> **GOAL**: Go through the listing and set it down exactly, leaving out its pictures.

## Begin SOURCE EXCERPT

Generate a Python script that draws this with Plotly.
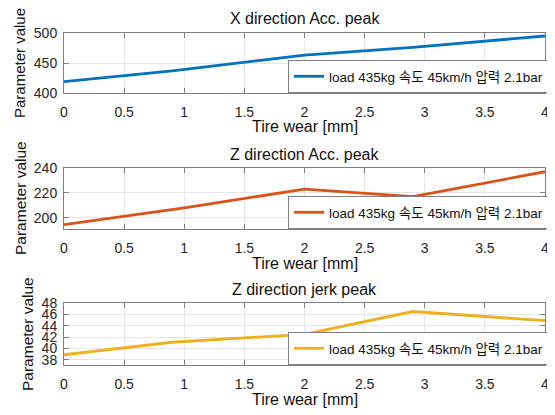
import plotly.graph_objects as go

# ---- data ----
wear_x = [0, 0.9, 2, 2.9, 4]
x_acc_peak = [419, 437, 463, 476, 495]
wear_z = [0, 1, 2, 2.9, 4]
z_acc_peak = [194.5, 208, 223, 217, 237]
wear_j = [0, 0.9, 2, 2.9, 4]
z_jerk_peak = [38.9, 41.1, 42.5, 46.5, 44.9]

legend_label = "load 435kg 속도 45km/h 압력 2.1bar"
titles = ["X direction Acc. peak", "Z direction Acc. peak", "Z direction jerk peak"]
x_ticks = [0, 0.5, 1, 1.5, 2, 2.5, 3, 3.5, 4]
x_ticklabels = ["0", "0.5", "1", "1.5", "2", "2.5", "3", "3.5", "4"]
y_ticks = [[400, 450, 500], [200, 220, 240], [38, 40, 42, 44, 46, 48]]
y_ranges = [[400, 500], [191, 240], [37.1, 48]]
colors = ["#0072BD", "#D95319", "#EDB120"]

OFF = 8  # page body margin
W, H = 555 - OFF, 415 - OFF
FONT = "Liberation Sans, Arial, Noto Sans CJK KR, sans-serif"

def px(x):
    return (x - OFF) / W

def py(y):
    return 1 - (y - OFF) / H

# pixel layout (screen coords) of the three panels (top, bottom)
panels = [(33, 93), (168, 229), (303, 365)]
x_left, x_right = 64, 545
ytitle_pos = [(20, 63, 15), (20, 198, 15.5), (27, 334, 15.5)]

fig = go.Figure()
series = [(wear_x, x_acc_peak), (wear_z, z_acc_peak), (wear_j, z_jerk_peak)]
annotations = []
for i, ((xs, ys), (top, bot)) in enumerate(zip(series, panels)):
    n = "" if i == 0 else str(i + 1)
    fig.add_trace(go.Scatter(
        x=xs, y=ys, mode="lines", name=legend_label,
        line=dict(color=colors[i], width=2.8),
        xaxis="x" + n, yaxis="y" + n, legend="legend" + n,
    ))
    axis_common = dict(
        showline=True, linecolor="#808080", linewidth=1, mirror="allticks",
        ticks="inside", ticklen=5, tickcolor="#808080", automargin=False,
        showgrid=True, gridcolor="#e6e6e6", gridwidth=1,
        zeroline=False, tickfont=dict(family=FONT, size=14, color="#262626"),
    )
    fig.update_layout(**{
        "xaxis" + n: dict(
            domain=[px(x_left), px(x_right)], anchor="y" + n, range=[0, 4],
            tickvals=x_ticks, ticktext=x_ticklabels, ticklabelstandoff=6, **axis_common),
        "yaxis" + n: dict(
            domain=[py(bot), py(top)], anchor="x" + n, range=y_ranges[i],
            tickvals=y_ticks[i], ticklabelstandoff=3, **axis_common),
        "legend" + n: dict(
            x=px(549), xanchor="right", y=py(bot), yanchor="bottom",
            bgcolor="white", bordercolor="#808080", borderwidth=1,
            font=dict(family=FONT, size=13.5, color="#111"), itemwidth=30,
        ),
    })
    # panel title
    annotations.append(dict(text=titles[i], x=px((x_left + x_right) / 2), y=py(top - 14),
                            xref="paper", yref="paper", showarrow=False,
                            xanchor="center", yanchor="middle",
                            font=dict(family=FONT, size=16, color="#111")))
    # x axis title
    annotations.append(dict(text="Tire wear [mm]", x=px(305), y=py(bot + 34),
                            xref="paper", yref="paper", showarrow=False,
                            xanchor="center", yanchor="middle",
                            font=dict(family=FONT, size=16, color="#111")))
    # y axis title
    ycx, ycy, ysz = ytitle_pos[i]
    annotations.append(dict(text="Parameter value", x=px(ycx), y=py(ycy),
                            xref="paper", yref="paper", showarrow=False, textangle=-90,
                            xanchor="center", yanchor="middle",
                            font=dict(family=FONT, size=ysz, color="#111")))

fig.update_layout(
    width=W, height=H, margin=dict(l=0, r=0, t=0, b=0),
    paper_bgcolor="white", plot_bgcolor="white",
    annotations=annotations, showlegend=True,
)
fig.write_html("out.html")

## End SOURCE EXCERPT

> **SOLUTION TO THE EXERCISE**:
Generate a Python script that draws this with Plotly.
import plotly.graph_objects as go

# ---- data ----
wear_x = [0, 0.9, 2, 2.9, 4]
x_acc_peak = [419, 437, 463, 476, 495]
wear_z = [0, 1, 2, 2.9, 4]
z_acc_peak = [194.5, 208, 223, 217, 237]
wear_j = [0, 0.9, 2, 2.9, 4]
z_jerk_peak = [38.9, 41.1, 42.5, 46.5, 44.9]

legend_label = "load 435kg 속도 45km/h 압력 2.1bar"
titles = ["X direction Acc. peak", "Z direction Acc. peak", "Z direction jerk peak"]
x_ticks = [0, 0.5, 1, 1.5, 2, 2.5, 3, 3.5, 4]
x_ticklabels = ["0", "0.5", "1", "1.5", "2", "2.5", "3", "3.5", "4"]
y_ticks = [[400, 450, 500], [200, 220, 240], [38, 40, 42, 44, 46, 48]]
y_ranges = [[400, 500], [191, 240], [37.1, 48]]
colors = ["#0072BD", "#D95319", "#EDB120"]

OFF = 8  # page body margin
W, H = 555 - OFF, 415 - OFF
FONT = "Liberation Sans, Arial, Noto Sans CJK KR, sans-serif"

def px(x):
    return (x - OFF) / W

def py(y):
    return 1 - (y - OFF) / H

# pixel layout (screen coords) of the three panels (top, bottom)
panels = [(33, 93), (168, 229), (303, 365)]
x_left, x_right = 64, 545
ytitle_pos = [(20, 63, 15), (20, 198, 15.5), (27, 334, 15.5)]

fig = go.Figure()
series = [(wear_x, x_acc_peak), (wear_z, z_acc_peak), (wear_j, z_jerk_peak)]
annotations = []
for i, ((xs, ys), (top, bot)) in enumerate(zip(series, panels)):
    n = "" if i == 0 else str(i + 1)
    fig.add_trace(go.Scatter(
        x=xs, y=ys, mode="lines", name=legend_label,
        line=dict(color=colors[i], width=2.8),
        xaxis="x" + n, yaxis="y" + n, legend="legend" + n,
    ))
    axis_common = dict(
        showline=True, linecolor="#808080", linewidth=1, mirror="allticks",
        ticks="inside", ticklen=5, tickcolor="#808080", automargin=False,
        showgrid=True, gridcolor="#e6e6e6", gridwidth=1,
        zeroline=False, tickfont=dict(family=FONT, size=14, color="#262626"),
    )
    fig.update_layout(**{
        "xaxis" + n: dict(
            domain=[px(x_left), px(x_right)], anchor="y" + n, range=[0, 4],
            tickvals=x_ticks, ticktext=x_ticklabels, ticklabelstandoff=6, **axis_common),
        "yaxis" + n: dict(
            domain=[py(bot), py(top)], anchor="x" + n, range=y_ranges[i],
            tickvals=y_ticks[i], ticklabelstandoff=3, **axis_common),
        "legend" + n: dict(
            x=px(549), xanchor="right", y=py(bot), yanchor="bottom",
            bgcolor="white", bordercolor="#808080", borderwidth=1,
            font=dict(family=FONT, size=13.5, color="#111"), itemwidth=30,
        ),
    })
    # panel title
    annotations.append(dict(text=titles[i], x=px((x_left + x_right) / 2), y=py(top - 14),
                            xref="paper", yref="paper", showarrow=False,
                            xanchor="center", yanchor="middle",
                            font=dict(family=FONT, size=16, color="#111")))
    # x axis title
    annotations.append(dict(text="Tire wear [mm]", x=px(305), y=py(bot + 34),
                            xref="paper", yref="paper", showarrow=False,
                            xanchor="center", yanchor="middle",
                            font=dict(family=FONT, size=16, color="#111")))
    # y axis title
    ycx, ycy, ysz = ytitle_pos[i]
    annotations.append(dict(text="Parameter value", x=px(ycx), y=py(ycy),
                            xref="paper", yref="paper", showarrow=False, textangle=-90,
                            xanchor="center", yanchor="middle",
                            font=dict(family=FONT, size=ysz, color="#111")))

fig.update_layout(
    width=W, height=H, margin=dict(l=0, r=0, t=0, b=0),
    paper_bgcolor="white", plot_bgcolor="white",
    annotations=annotations, showlegend=True,
)
fig.write_html("out.html")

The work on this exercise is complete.